─── COLLECTED MATERIAL

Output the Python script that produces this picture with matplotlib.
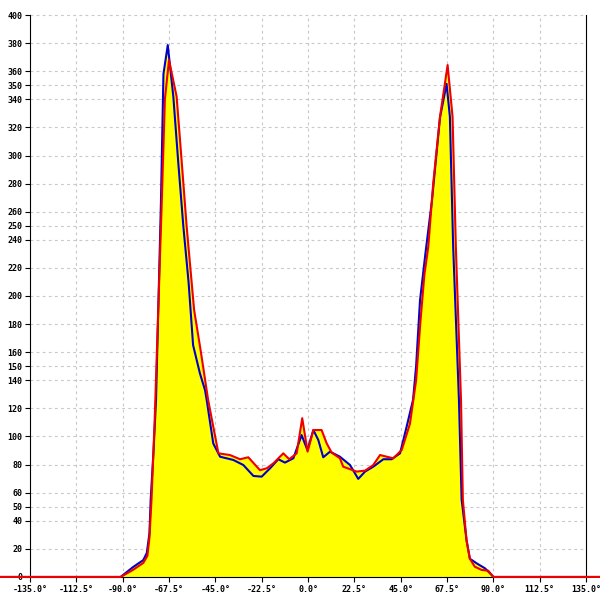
import numpy as np
import matplotlib
matplotlib.use("Agg")
import matplotlib.pyplot as plt

# angle (deg) / value pairs
blue_x = [-150, -91, -85, -80, -78.3, -77, -76.4, -75, -73.8, -71.4, -70.2, -68.1, -65.4, -63,
          -60.5, -58, -55.8, -52.5, -50, -49.2, -46, -42.7, -36.3, -31.4, -26.5, -22.5, -18.4,
          -14.4, -11.2, -7.1, -3.1, -0.3, 2.6, 5, 7.4, 10.7, 15.5, 20.4, 24.4, 27.7, 31.7, 36.6,
          40.6, 44.7, 47.9, 51, 52.5, 54.4, 57, 60.2, 64.1, 67.3, 68.9, 70.5, 73.3, 74.6, 77,
          78.6, 81.9, 85.9, 89.2, 90, 150]
blue_y = [0, 0, 7, 12, 17, 31, 55, 90, 126, 268, 358, 378.6, 342, 295,
          249, 210, 165, 145, 133, 126, 95, 85.6, 83.3, 79.7, 71.9, 71.4, 77.4,
          83.8, 81.4, 84.5, 101, 90.4, 104.6, 97.5, 85.2, 89.2, 85.6, 79.7, 69.8, 75, 78.5, 83.8,
          83.8, 88, 107, 126, 150, 197, 230, 268, 327, 351, 327.6, 235, 126, 55, 26,
          13, 9.7, 6.2, 1.4, 0, 0]

red_x = [-150, -91, -85, -80, -78, -77, -76, -74.5, -71, -69.5, -67.5, -63.8, -61.3, -58.9,
         -55.3, -52, -48.5, -43.5, -37.9, -33, -29, -23.3, -20, -16.8, -12, -9.1, -5.5, -2.8,
         -0.2, 2.6, 6.6, 9.1, 11.5, 15.5, 17.1, 23.6, 27.7, 31.7, 35, 38.2, 41.4, 45.5, 49.5,
         52.5, 54.5, 56.5, 58.4, 60.8, 64.1, 67.8, 70.2, 71.8, 74.3, 75.2, 77, 78.6, 81, 84.3,
         87.5, 90, 150]
red_y = [0, 0, 5, 10, 15, 28, 55, 110, 268, 340, 368, 342, 295, 249,
         190, 160, 126, 88, 86.8, 83.8, 85.2, 76, 77.4, 80.9, 88, 83.8, 88, 113,
         89.2, 104.6, 104.6, 95, 88.5, 84.5, 78.5, 75, 75.7, 79.7, 86.8, 85.6, 84.5, 90.4, 109,
         140, 180, 215, 235, 280, 327.6, 364.4, 327.6, 235, 126, 55, 26, 13, 7.3, 5,
         4.5, 0, 0]

x_ticks = [-135, -112.5, -90, -67.5, -45, -22.5, 0, 22.5, 45, 67.5, 90, 112.5, 135]
y_ticks = [0, 20, 40, 50, 60, 80, 100, 120, 140, 150, 160, 180, 200, 220, 240, 250, 260,
           280, 300, 320, 340, 350, 360, 380, 400]

fig = plt.figure(figsize=(6, 6), dpi=100)
ax = fig.add_axes([0, 0, 1, 1])
ax.set_xlim(-149.57, 141.8)
ax.set_ylim(-16.4, 410.7)

# grid only inside the -135..135 / 0..400 frame
grid_kw = dict(colors="#c8c8c8", linewidth=0.8, linestyles=(0, (2.5, 3)), zorder=0)
ax.hlines(y_ticks[1:], -135, 134, **grid_kw)
ax.vlines(x_ticks[1:-1], 0, 400, **grid_kw)

# yellow area under the envelope of both curves
fill_x = np.union1d(blue_x, red_x)
fill_y = np.maximum(np.interp(fill_x, blue_x, blue_y), np.interp(fill_x, red_x, red_y))
ax.fill_between(fill_x, 0, fill_y, color="#ffff00", linewidth=0, zorder=1)

ax.plot(blue_x, blue_y, color="#0000cc", linewidth=1.5, zorder=3)
ax.plot(red_x, red_y, color="#ee0000", linewidth=1.5, zorder=3.1)

ax.spines["top"].set_visible(False)
ax.spines["left"].set_position(("data", -135))
ax.spines["left"].set_bounds(0, 400)
ax.spines["right"].set_position(("data", 135))
ax.spines["right"].set_bounds(0, 400)
ax.spines["bottom"].set_position(("data", 0))
ax.spines["bottom"].set_bounds(-135, 135)
ax.yaxis.set_ticks_position("left")
ax.xaxis.set_ticks_position("bottom")

ax.set_xticks(x_ticks)
ax.set_xticklabels([f"{v:.1f}°" for v in x_ticks])
ax.set_yticks(y_ticks)
ax.set_yticklabels([str(v) for v in y_ticks])
ax.tick_params(axis="both", length=3.5, width=0.8, pad=2, labelsize=6, colors="black")
for lab in ax.get_xticklabels() + ax.get_yticklabels():
    lab.set_fontfamily("DejaVu Sans Mono")
    lab.set_fontweight("bold")

fig.savefig("out.png", dpi=100)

──────

WHAT TO DO:
Copy out the data above exactly, except the pictures.

RESPONSE TO THIS TASK:
Output the Python script that produces this picture with matplotlib.
import numpy as np
import matplotlib
matplotlib.use("Agg")
import matplotlib.pyplot as plt

# angle (deg) / value pairs
blue_x = [-150, -91, -85, -80, -78.3, -77, -76.4, -75, -73.8, -71.4, -70.2, -68.1, -65.4, -63,
          -60.5, -58, -55.8, -52.5, -50, -49.2, -46, -42.7, -36.3, -31.4, -26.5, -22.5, -18.4,
          -14.4, -11.2, -7.1, -3.1, -0.3, 2.6, 5, 7.4, 10.7, 15.5, 20.4, 24.4, 27.7, 31.7, 36.6,
          40.6, 44.7, 47.9, 51, 52.5, 54.4, 57, 60.2, 64.1, 67.3, 68.9, 70.5, 73.3, 74.6, 77,
          78.6, 81.9, 85.9, 89.2, 90, 150]
blue_y = [0, 0, 7, 12, 17, 31, 55, 90, 126, 268, 358, 378.6, 342, 295,
          249, 210, 165, 145, 133, 126, 95, 85.6, 83.3, 79.7, 71.9, 71.4, 77.4,
          83.8, 81.4, 84.5, 101, 90.4, 104.6, 97.5, 85.2, 89.2, 85.6, 79.7, 69.8, 75, 78.5, 83.8,
          83.8, 88, 107, 126, 150, 197, 230, 268, 327, 351, 327.6, 235, 126, 55, 26,
          13, 9.7, 6.2, 1.4, 0, 0]

red_x = [-150, -91, -85, -80, -78, -77, -76, -74.5, -71, -69.5, -67.5, -63.8, -61.3, -58.9,
         -55.3, -52, -48.5, -43.5, -37.9, -33, -29, -23.3, -20, -16.8, -12, -9.1, -5.5, -2.8,
         -0.2, 2.6, 6.6, 9.1, 11.5, 15.5, 17.1, 23.6, 27.7, 31.7, 35, 38.2, 41.4, 45.5, 49.5,
         52.5, 54.5, 56.5, 58.4, 60.8, 64.1, 67.8, 70.2, 71.8, 74.3, 75.2, 77, 78.6, 81, 84.3,
         87.5, 90, 150]
red_y = [0, 0, 5, 10, 15, 28, 55, 110, 268, 340, 368, 342, 295, 249,
         190, 160, 126, 88, 86.8, 83.8, 85.2, 76, 77.4, 80.9, 88, 83.8, 88, 113,
         89.2, 104.6, 104.6, 95, 88.5, 84.5, 78.5, 75, 75.7, 79.7, 86.8, 85.6, 84.5, 90.4, 109,
         140, 180, 215, 235, 280, 327.6, 364.4, 327.6, 235, 126, 55, 26, 13, 7.3, 5,
         4.5, 0, 0]

x_ticks = [-135, -112.5, -90, -67.5, -45, -22.5, 0, 22.5, 45, 67.5, 90, 112.5, 135]
y_ticks = [0, 20, 40, 50, 60, 80, 100, 120, 140, 150, 160, 180, 200, 220, 240, 250, 260,
           280, 300, 320, 340, 350, 360, 380, 400]

fig = plt.figure(figsize=(6, 6), dpi=100)
ax = fig.add_axes([0, 0, 1, 1])
ax.set_xlim(-149.57, 141.8)
ax.set_ylim(-16.4, 410.7)

# grid only inside the -135..135 / 0..400 frame
grid_kw = dict(colors="#c8c8c8", linewidth=0.8, linestyles=(0, (2.5, 3)), zorder=0)
ax.hlines(y_ticks[1:], -135, 134, **grid_kw)
ax.vlines(x_ticks[1:-1], 0, 400, **grid_kw)

# yellow area under the envelope of both curves
fill_x = np.union1d(blue_x, red_x)
fill_y = np.maximum(np.interp(fill_x, blue_x, blue_y), np.interp(fill_x, red_x, red_y))
ax.fill_between(fill_x, 0, fill_y, color="#ffff00", linewidth=0, zorder=1)

ax.plot(blue_x, blue_y, color="#0000cc", linewidth=1.5, zorder=3)
ax.plot(red_x, red_y, color="#ee0000", linewidth=1.5, zorder=3.1)

ax.spines["top"].set_visible(False)
ax.spines["left"].set_position(("data", -135))
ax.spines["left"].set_bounds(0, 400)
ax.spines["right"].set_position(("data", 135))
ax.spines["right"].set_bounds(0, 400)
ax.spines["bottom"].set_position(("data", 0))
ax.spines["bottom"].set_bounds(-135, 135)
ax.yaxis.set_ticks_position("left")
ax.xaxis.set_ticks_position("bottom")

ax.set_xticks(x_ticks)
ax.set_xticklabels([f"{v:.1f}°" for v in x_ticks])
ax.set_yticks(y_ticks)
ax.set_yticklabels([str(v) for v in y_ticks])
ax.tick_params(axis="both", length=3.5, width=0.8, pad=2, labelsize=6, colors="black")
for lab in ax.get_xticklabels() + ax.get_yticklabels():
    lab.set_fontfamily("DejaVu Sans Mono")
    lab.set_fontweight("bold")

fig.savefig("out.png", dpi=100)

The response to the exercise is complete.